John Ferrari and Elaine McCusker of the American Enterprise Institute highlight a key lesson from Russia’s recent invasion of Ukraine.

With the full-scale invasion of Ukraine, war is now on the border of our NATO allies for which we have pledged collective defense. …

… Ukraine is now the target, but are the Baltics and other regions safe? Probably not. Does the potential for China to take action against Taiwan in the near term further increase? It is hard to ignore that shortly after the Ukraine conflict began China flew planes through Taiwan’s claimed air defense identification zone.

The threat of sanctions and diplomacy failed as a deterrent, and are now being used by Washington and its allies as a punishment in lieu of military force. …

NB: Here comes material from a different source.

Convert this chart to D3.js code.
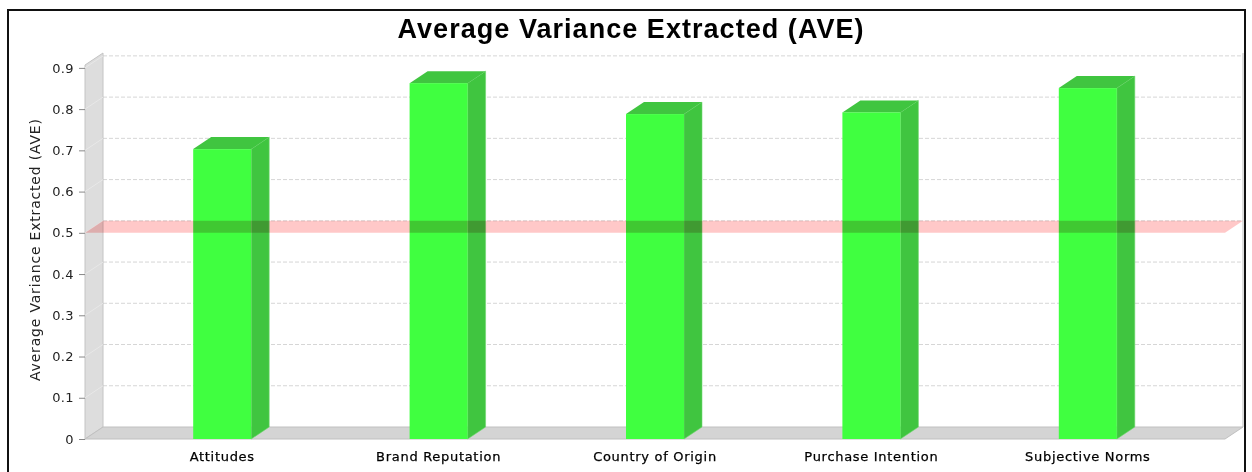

… First, the president and Congress must work together to enact the fiscal 2022 budget. Defense has been languishing under a continuing resolution (CR) for nearly six months, with political gridlock holding up requested funding to support activities in Europe, including $275 million in aid for Ukraine.

CRs are incredibly damaging to readiness, as our service chiefs have recently testified. The nation loses unrecoverable time and, according to numbers from leading trade associations, up to $100 million per day in defense buying power under the temporary funding measure.

More directly, it is hard for anyone to take a Congressional commitment to Ukraine seriously until it has secured the basic defense requirements for US forces in the region and elsewhere. Before rushing to get new money to Ukraine, let’s pass the fiscal year 2022 appropriations and get the money already planned for them cleared and on its way.

Second, the President should submit a FY23 defense budget of $814 billion to cover inflation and modernize the military, while also working an agreement with Congress and pass that budget on time this September.

Third, the President should submit to the Congress an FY22 Emergency Supplemental to respond to the violence in the Ukraine, reassure our allies in Europe, and deter China from getting any adventurous ideas while the Ukraine situation plays out.